**WRITTEN PROBLEM**
Copy nothing but the part that opens with the line containing "Generate a component" and closes with the line containing "Chart.register(...registerables);". Do not include pictures.

Entries with chart source code:
(begin)
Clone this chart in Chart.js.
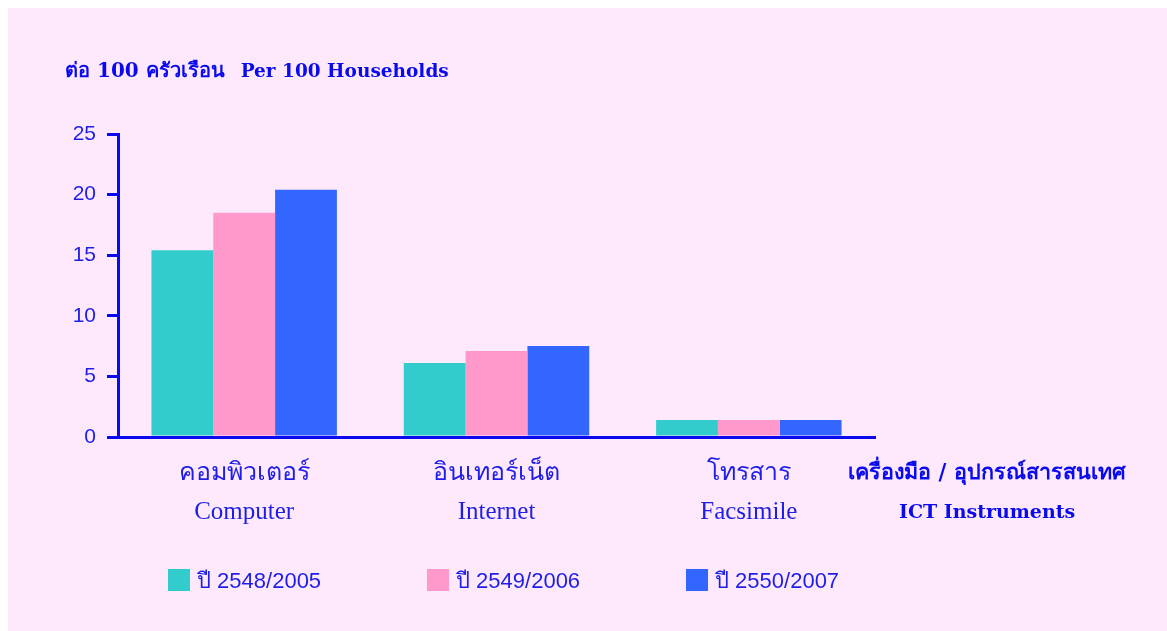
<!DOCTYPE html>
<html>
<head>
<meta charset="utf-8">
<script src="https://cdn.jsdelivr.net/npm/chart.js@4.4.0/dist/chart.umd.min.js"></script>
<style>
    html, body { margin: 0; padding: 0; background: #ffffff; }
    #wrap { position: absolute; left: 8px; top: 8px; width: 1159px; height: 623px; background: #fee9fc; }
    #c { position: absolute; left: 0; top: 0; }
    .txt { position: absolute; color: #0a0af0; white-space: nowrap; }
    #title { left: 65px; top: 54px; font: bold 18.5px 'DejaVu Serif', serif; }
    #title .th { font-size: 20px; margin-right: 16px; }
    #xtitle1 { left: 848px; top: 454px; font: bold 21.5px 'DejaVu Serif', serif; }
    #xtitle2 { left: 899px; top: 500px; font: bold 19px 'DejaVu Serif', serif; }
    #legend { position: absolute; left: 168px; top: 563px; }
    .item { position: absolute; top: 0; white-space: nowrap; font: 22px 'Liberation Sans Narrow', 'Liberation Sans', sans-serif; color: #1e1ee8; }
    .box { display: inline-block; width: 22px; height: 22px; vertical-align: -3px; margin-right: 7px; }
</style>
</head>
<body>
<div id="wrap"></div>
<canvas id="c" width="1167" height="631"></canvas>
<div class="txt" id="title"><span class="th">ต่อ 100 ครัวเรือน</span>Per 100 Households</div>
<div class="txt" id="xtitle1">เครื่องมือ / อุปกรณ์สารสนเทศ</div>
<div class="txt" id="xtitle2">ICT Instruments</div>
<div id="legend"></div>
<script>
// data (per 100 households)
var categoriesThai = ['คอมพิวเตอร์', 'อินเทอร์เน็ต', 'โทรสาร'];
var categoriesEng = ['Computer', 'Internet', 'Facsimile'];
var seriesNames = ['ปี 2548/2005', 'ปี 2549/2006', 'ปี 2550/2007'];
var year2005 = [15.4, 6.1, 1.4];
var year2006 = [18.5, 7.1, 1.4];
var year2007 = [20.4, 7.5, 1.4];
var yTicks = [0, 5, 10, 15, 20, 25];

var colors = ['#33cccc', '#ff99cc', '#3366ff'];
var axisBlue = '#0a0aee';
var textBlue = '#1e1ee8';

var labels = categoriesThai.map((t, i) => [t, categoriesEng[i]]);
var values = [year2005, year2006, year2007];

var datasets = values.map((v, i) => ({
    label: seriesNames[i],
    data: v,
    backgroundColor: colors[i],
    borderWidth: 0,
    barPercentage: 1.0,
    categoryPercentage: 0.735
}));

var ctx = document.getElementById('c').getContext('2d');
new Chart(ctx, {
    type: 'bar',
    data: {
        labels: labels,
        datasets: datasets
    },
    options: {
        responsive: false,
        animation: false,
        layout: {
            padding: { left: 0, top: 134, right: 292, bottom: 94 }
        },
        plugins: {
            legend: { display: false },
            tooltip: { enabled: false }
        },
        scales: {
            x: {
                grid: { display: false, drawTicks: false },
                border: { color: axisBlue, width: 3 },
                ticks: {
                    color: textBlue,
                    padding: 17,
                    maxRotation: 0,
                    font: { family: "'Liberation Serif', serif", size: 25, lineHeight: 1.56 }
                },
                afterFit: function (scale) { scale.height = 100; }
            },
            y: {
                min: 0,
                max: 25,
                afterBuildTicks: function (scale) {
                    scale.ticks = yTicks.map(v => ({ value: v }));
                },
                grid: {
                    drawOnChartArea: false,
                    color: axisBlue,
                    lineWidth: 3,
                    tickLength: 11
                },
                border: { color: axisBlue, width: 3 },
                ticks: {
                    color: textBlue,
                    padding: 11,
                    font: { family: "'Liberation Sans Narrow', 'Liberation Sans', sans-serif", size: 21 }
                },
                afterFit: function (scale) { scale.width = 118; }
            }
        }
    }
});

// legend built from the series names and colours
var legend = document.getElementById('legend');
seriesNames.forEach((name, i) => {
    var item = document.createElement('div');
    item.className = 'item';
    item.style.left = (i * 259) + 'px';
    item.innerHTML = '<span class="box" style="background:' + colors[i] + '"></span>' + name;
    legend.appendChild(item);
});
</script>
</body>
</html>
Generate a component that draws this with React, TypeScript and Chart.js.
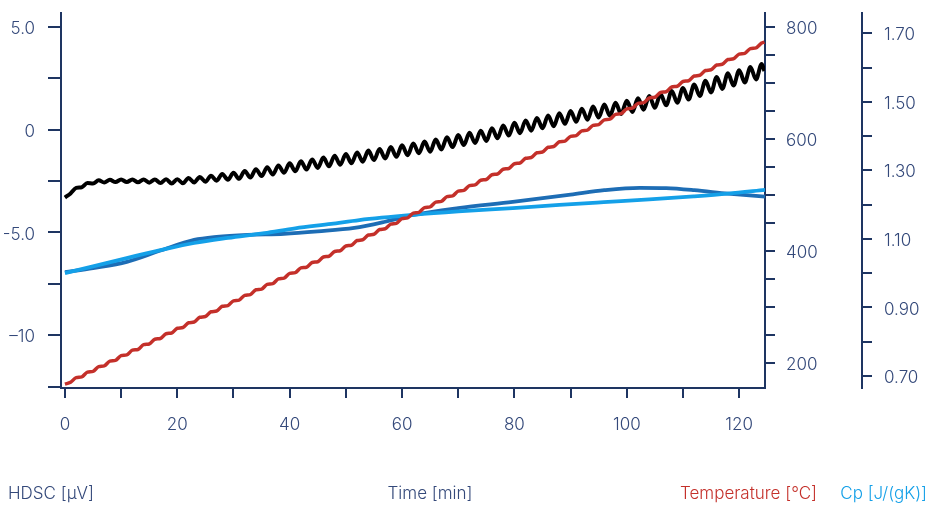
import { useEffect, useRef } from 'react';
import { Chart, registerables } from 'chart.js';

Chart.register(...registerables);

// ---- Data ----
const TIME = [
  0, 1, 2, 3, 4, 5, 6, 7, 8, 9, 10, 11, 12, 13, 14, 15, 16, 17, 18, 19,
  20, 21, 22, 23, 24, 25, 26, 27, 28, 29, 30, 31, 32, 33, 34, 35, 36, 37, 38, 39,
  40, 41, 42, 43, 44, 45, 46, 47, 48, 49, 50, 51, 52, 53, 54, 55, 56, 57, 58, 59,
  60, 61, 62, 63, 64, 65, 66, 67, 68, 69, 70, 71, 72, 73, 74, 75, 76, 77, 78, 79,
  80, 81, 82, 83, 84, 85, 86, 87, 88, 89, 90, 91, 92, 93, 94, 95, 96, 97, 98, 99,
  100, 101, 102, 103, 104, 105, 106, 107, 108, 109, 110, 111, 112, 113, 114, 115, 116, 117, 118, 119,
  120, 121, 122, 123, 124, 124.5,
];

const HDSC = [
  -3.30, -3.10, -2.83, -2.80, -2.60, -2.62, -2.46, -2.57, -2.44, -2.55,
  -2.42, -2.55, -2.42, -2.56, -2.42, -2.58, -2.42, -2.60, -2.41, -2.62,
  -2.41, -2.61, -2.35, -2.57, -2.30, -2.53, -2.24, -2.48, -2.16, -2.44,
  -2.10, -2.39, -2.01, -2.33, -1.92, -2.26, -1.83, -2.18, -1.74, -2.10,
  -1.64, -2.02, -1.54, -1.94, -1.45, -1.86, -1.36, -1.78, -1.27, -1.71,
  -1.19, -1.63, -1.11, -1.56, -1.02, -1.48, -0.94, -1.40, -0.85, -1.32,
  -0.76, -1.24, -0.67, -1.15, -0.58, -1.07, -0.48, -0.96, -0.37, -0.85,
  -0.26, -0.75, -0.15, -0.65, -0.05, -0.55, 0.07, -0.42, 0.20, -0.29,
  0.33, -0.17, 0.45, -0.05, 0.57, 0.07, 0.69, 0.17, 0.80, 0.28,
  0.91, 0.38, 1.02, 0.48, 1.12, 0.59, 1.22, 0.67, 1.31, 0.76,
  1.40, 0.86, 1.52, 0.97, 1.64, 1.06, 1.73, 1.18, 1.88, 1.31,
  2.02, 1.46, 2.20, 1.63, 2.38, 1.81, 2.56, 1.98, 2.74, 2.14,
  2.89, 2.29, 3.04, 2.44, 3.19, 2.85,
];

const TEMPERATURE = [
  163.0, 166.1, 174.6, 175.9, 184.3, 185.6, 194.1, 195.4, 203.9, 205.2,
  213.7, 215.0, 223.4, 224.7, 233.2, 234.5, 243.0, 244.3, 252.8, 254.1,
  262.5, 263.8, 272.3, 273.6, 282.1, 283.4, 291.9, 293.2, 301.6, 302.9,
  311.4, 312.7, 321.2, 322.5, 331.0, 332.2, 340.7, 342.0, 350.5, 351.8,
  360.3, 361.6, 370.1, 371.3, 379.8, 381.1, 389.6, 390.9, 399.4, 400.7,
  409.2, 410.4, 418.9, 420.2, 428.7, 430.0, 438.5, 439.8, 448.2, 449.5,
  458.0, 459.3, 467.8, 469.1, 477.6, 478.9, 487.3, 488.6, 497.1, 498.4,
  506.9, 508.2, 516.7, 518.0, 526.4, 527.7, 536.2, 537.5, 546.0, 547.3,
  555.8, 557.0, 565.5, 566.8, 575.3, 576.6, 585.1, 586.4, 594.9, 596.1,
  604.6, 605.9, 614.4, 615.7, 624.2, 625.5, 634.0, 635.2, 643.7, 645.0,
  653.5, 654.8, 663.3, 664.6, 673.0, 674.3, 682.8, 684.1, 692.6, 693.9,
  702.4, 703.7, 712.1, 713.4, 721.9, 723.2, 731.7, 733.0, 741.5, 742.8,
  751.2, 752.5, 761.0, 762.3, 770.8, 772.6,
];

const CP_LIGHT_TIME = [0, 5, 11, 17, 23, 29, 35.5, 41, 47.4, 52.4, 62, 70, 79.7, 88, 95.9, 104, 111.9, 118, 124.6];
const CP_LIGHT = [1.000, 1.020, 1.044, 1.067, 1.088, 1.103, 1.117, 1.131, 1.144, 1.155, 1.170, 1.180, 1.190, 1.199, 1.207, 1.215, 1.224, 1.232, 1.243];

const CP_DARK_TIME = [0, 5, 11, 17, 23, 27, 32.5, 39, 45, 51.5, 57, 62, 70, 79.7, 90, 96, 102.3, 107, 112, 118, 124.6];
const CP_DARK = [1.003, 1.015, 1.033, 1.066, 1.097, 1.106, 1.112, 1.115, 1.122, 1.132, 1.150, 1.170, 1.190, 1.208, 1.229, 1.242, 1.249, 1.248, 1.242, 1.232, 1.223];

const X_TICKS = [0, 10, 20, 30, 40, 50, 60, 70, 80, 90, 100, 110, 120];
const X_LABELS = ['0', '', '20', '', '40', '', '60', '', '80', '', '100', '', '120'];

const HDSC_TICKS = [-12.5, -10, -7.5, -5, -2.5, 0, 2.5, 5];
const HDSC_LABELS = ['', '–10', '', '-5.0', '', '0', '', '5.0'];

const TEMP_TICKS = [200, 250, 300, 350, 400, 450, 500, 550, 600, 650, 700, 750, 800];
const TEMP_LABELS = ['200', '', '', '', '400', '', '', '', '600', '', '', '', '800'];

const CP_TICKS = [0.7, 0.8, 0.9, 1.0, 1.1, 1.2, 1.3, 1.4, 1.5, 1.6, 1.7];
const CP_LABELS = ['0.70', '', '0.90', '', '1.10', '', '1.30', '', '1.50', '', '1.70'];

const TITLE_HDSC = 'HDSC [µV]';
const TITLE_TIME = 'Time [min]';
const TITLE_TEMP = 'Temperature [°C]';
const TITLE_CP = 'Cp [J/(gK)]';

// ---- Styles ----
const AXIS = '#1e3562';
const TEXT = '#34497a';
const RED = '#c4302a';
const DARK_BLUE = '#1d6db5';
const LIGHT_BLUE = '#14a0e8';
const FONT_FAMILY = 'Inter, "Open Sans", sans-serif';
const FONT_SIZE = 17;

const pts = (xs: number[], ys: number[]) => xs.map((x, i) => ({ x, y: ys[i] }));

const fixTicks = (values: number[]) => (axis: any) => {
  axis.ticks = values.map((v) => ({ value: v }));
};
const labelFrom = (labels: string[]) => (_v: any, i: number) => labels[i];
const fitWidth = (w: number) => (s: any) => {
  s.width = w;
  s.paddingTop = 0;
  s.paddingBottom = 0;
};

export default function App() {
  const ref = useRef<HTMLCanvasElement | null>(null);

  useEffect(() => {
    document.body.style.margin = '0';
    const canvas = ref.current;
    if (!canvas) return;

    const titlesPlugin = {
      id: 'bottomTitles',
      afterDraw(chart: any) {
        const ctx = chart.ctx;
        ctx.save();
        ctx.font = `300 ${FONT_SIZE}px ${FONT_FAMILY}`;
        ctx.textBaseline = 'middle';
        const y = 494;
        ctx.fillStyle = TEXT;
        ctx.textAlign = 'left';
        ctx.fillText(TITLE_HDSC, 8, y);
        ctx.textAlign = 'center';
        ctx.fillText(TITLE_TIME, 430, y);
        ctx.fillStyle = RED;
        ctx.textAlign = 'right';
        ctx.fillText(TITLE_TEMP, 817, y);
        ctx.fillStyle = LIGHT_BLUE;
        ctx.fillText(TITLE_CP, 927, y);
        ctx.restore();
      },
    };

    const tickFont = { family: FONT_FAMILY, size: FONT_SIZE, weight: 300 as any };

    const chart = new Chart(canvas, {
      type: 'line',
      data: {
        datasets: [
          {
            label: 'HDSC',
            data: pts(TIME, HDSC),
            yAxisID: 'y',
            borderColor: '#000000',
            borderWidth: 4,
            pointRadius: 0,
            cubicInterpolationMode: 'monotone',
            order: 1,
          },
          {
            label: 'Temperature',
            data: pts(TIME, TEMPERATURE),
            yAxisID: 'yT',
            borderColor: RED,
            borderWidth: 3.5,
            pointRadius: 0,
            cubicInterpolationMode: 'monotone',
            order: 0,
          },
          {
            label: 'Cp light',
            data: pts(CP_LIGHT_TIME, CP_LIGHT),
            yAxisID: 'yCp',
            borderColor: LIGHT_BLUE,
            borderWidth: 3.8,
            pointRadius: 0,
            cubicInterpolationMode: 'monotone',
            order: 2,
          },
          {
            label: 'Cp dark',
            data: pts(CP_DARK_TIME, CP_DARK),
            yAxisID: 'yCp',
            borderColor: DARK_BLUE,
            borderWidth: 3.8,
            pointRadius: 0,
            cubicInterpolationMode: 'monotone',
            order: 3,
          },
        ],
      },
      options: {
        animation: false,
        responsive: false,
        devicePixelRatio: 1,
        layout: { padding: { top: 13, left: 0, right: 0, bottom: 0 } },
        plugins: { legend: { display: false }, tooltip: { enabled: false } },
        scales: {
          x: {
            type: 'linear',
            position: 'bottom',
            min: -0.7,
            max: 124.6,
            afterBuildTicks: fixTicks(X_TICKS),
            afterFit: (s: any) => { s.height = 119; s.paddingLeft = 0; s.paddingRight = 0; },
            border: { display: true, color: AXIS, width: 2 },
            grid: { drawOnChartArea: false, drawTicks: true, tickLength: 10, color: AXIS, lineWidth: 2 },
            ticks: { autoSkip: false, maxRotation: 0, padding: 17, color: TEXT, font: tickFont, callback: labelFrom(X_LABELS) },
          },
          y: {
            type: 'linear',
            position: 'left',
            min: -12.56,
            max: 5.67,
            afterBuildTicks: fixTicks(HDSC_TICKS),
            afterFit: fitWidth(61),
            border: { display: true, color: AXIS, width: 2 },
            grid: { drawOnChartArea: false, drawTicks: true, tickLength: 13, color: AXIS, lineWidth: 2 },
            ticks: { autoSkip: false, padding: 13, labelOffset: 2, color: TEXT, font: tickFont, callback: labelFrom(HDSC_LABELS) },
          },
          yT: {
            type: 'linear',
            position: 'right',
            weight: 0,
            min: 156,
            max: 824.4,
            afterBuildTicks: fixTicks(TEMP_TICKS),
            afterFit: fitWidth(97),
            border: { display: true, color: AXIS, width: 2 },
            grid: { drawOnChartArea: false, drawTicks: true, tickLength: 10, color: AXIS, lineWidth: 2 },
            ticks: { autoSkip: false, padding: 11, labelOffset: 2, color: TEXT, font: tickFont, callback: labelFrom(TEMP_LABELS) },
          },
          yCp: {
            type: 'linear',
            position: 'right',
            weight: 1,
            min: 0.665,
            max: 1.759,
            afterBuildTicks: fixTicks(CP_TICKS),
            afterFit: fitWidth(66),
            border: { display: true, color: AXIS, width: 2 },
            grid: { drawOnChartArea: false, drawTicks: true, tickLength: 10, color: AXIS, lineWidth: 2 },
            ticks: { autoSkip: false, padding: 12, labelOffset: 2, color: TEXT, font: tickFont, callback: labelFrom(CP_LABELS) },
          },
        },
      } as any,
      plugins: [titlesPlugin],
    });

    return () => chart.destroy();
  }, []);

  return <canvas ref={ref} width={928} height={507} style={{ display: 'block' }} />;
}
(end)
**THE COMPLETED TASK**
Generate a component that draws this with React, TypeScript and Chart.js.
import { useEffect, useRef } from 'react';
import { Chart, registerables } from 'chart.js';

Chart.register(...registerables);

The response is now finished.